The current escalation marks the transition from a 'shadow war' to a 'war of industrial attrition.' The most significant revelation is the precarious state of the U.S. munitions industrial base; the consumption of over 1,000 JASSM-ERs in just four weeks suggests that the U.S. cannot sustain a high-intensity conflict in the Middle East without compromising its deterrent posture against China. Iran is clearly aware of this vulnerability, opting to strike regional industrial nodes (like UAE aluminum) rather than purely military targets. By targeting the F-35 supply chain, Tehran is attempting to turn a regional conflict into a global manufacturing crisis, betting that the high cost of replacement and the years-long lead times for sophisticated munitions will force a Western retreat.

China Daily Brief Editorial
Strategic Insight
China Daily Brief

The Middle East has entered a perilous new phase of industrial warfare as Israeli Prime Minister Benjamin Netanyahu confirmed a major escalation in strikes against Iranian economic infrastructure.

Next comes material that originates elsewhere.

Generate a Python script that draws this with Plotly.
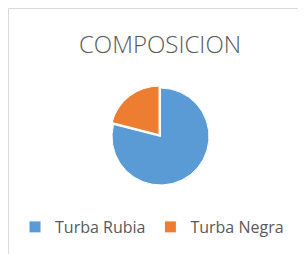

Following the systematic degradation of nearly 70% of Iran’s steel production, Israeli forces have now turned their sights on the petrochemical sector, striking the Mahshahr Economic Special Zone. This shift represents a strategic pivot from targeting military proxies to dismantling the Iranian state’s primary revenue streams, which Netanyahu labeled the regime’s 'cash cows.'

Simultaneously, the logistical underpinnings of American power are being tested to their breaking point. Reports indicate that the U.S. military has been forced to cannibalize its global stockpile of Joint Air-to-Surface Standoff Missiles (JASSM-ER) to sustain the campaign against Tehran. By diverting munitions from the Pacific and domestic reserves, Washington has reportedly reduced its global inventory of these critical stealth cruise missiles by two-thirds, leaving only a few hundred available for other global contingencies, including potential flashpoints in the Indo-Pacific.

Tehran has responded with a doctrine of regional economic leverage, targeting the supply chains of the very weapons used against it. Iranian forces have launched drone and missile strikes against aluminum production facilities in the United Arab Emirates, citing their role in the F-35 fighter jet supply chain. This 'supply-chain warfare' is paired with asymmetric strikes on U.S. assets in Kuwait, signaling that Iran intends to make the cost of intervention prohibitively high for Washington’s regional partners.

Adding to the volatility is a 48-hour ultimatum issued by U.S. President Donald Trump, demanding that Iran reach a comprehensive agreement or reopen the Strait of Hormuz. Iranian military leadership, specifically Commander Abdullahi of the Khatam al-Anbiya Central Headquarters, has dismissed the threat as 'desperate and foolish.' Iran has countered with its own ultimatum: any further strikes on its infrastructure will trigger 'unrestricted and devastating' retaliation against all U.S. and Israeli assets in the region.